A €600 million crypto scam doesn’t “happen overnight.” It’s usually the end result of thousands of small failures: fake ads that slip through moderation, mule accounts that aren’t flagged, wallets that get reused without being linked, and customer warnings that arrive too late.

The EU’s reported success in disrupting a scam of this size is a useful case study even if you’re not operating in Europe. Australian banks and FinTechs face the same core problem: fraudsters move money faster than traditional controls can react, especially when crypto rails, social engineering, and synthetic identities get mixed together.

This post sits in our AI in Finance and FinTech series because the lesson isn’t “crypto is risky.” The lesson is more specific: large-scale fraud is a data problem, and the organisations that treat it like one—using AI-driven fraud detection, behavioural analytics, and network intelligence—tend to stop the biggest losses.

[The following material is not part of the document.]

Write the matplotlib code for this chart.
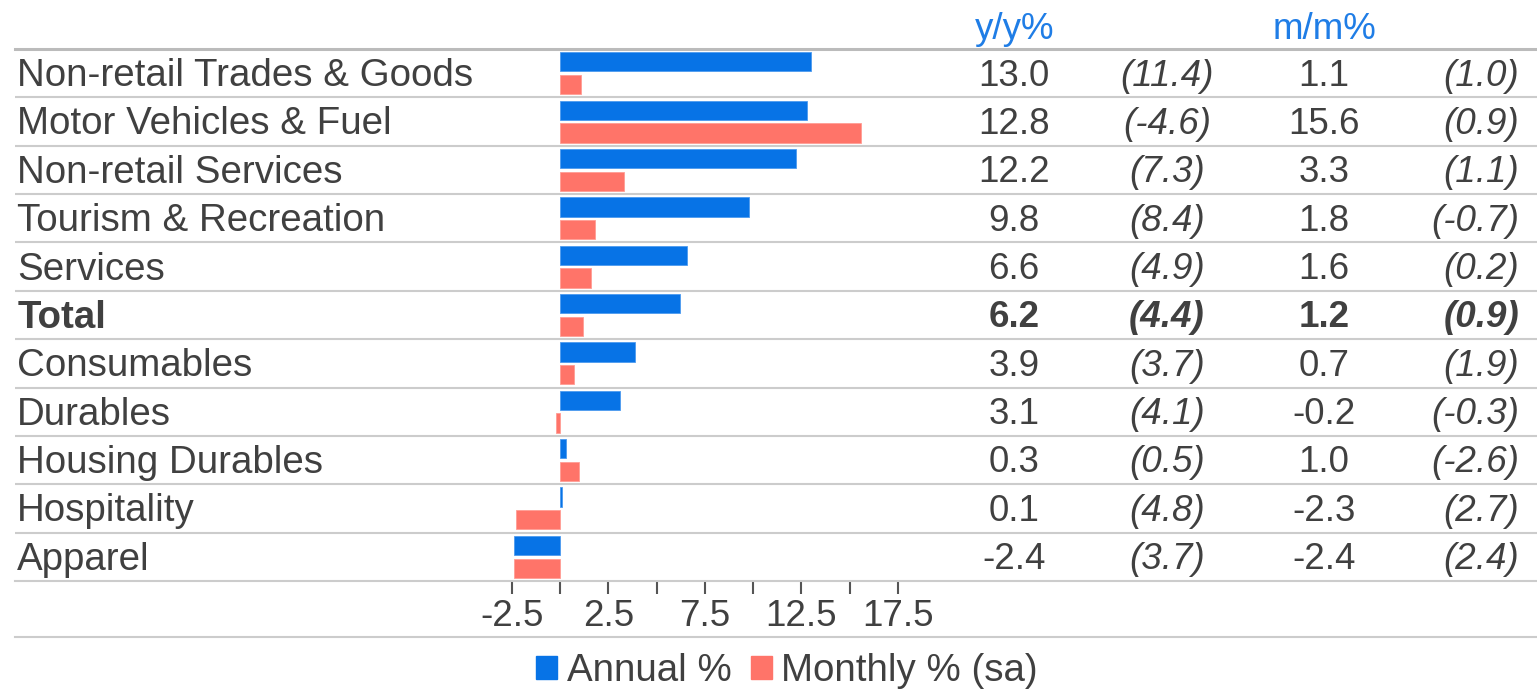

What the EU takedown signals (and why it matters in Australia)

Answer first: The EU disruption signals that enforcement and industry are getting better at coordinating across borders—but it also signals that scams have become industrial-scale operations that require industrial-scale detection.

When a scam hits nine figures, you can assume it wasn’t one channel or one tactic. These operations typically combine:

  • Acquisition: social media ads, influencer-style content, SEO poisoning, messaging-app outreach
  • Conversion: “investment platforms” with convincing UX, fake dashboards, scripted “advisers”
  • Monetisation: rapid routing through exchanges, mixers, chains, and mule accounts
  • Retention: small early “wins” to build trust, then larger deposits, then the rug pull

For Australian financial institutions, the relevance is immediate. Australia continues to see high volumes of scams across investment fraud, impersonation, and account takeover. Crypto often appears as the payment method of choice because it’s fast, global, and hard to reverse.

Here’s the stance I’ll take: if your fraud controls rely mainly on static rules and after-the-fact reporting, you’re playing defence with a blindfold. The better pattern is continuous detection—scoring risk in real time, across accounts and networks, with feedback loops.

How €600M scams usually work: the fraud “supply chain”

Answer first: Big crypto scams operate like a supply chain—marketing, onboarding, laundering—and AI can interrupt the chain at multiple points.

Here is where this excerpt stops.